There is a stand-off in Cairo's Tahrir Square as protesters who have camped there for 20 days thwart army efforts to clear the area.
Thousands more people have made their way to the square, the focal point of the uprising that led to President Hosni Mubarak's departure on Friday.
The army seems undecided on how to respond to the fresh influx, reports the BBC's Jon Leyne from the scene.
The military police chief has called for tents to be cleared from the area.
"We do not want any protesters to sit in the square after today," said Mohamed Ibrahim Moustafa Ali, the head of military police.
US President Obama earlier welcomed the new military leadership's pledge to work towards civilian rule.
It has reaffirmed Egypt's commitment to all its international treaties, and asked the current government to stay on until a new one was formed.
Tempers frayed on Sunday morning as protesters realised hundreds of policeman - who had become hugely unpopular for their violent attempts to suppress the uprising - had entered the square.
The police chanted: "It's a new Egypt, the people and the police are one," echoing a popular chant by the anti-Mubarak groups in support of the army during the height of the demonstrations.
The crowd chanted back: "Get out, get out!"
For a few minutes there was a tense stand-off as the two sides confronted each other, before the police march peeled away and left the square.
Although there were reports of scuffles between soldiers and die-hard protesters in the square on Sunday morning, our correspondent said the operation to clear the area had previously been conducted without provocation.
A hardcore of several hundred protesters had remained marooned on a traffic island in the heart of the square, saying they would not move until a full timetable of reform was drawn up.
Throughout the weekend, an army of volunteers and municipal workers has cleared away debris from the streets.
Meanwhile, it has emerged that 18 antiquities - including statues of King Tutankhamun - have been stolen from the Egyptian Museum during the unrest.
Earlier, Mr Obama welcomed the new military leadership's statement aired on state TV on Saturday, which implicitly confirms that the country's 1979 peace treaty with Israel will remain intact.
Israeli PM Benjamin Netanyahu also welcomed the announcement, saying the treaty was a cornerstone of Middle East stability.
Former British Prime Minister Tony Blair - and current Middle East envoy - has said Mr Mubarak's departure could be a "pivotal moment".
"I think the single most important thing now is to accept that this is a moment of huge opportunity, not just for Egypt," Mr Blair told the BBC.

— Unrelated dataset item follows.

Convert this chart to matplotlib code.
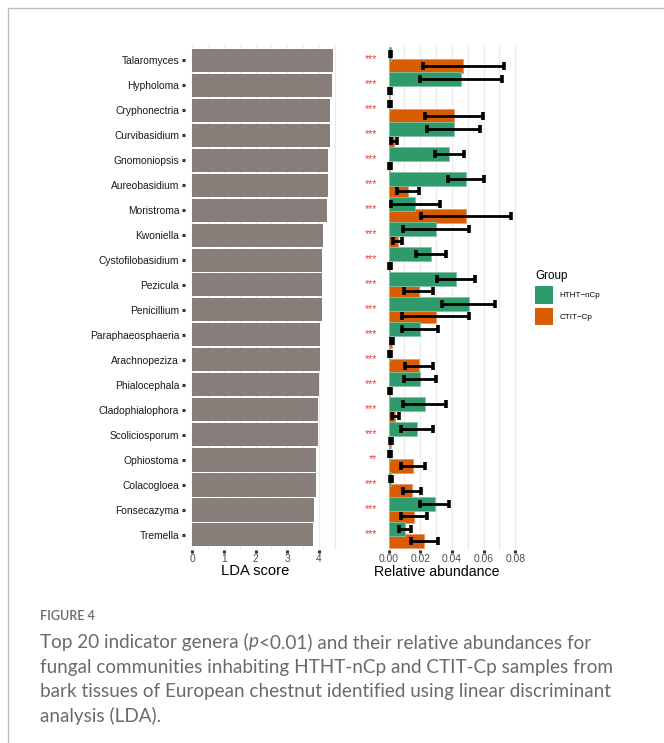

"This is a moment when the Middle East could pivot and face towards change and modernisation and democracy and that would be a huge benefit for all of us.
'Return to normal'
Saturday's military statement said the current government and regional governors would "act as caretakers", looking to guarantee "a peaceful transition of authority in a free democratic framework which allows an elected civilian authority to rule the country, to build a free democratic country".
Later state media reported that the high command's leader, Mohamed Hussein Tantawi, had discussed with Interior Minister Mahmoud Wagdy the rapid return to duty of the police, who left the streets in the early days of the protests, reports said.
The police force in Egypt was widely perceived as an instrument of repression under Mr Mubarak.
The military has managed to give the impression of being above politics, a unifying force for the nation, but the opposition wants an early and clear indication that this country is heading in a new direction and not simply swapping one dictatorship for another, says our correspondent.
The demonstrations were triggered by widespread unrest over unemployment, poverty and corruption.
Meanwhile the authorities banned three senior officials close to Mr Mubarak - former Prime Minister Ahmed Nazif, former Interior Minister Habib al-Adli and current Information Minister Anas al-Fekky - from foreign travel, saying they were under investigation.
Mr Mubarak resigned on Friday after 18 days of protests, and was flown to his luxury residence in the Red Sea resort of Sharm el-Sheikh.
He handed power to the high command, a body composed of high-ranking generals.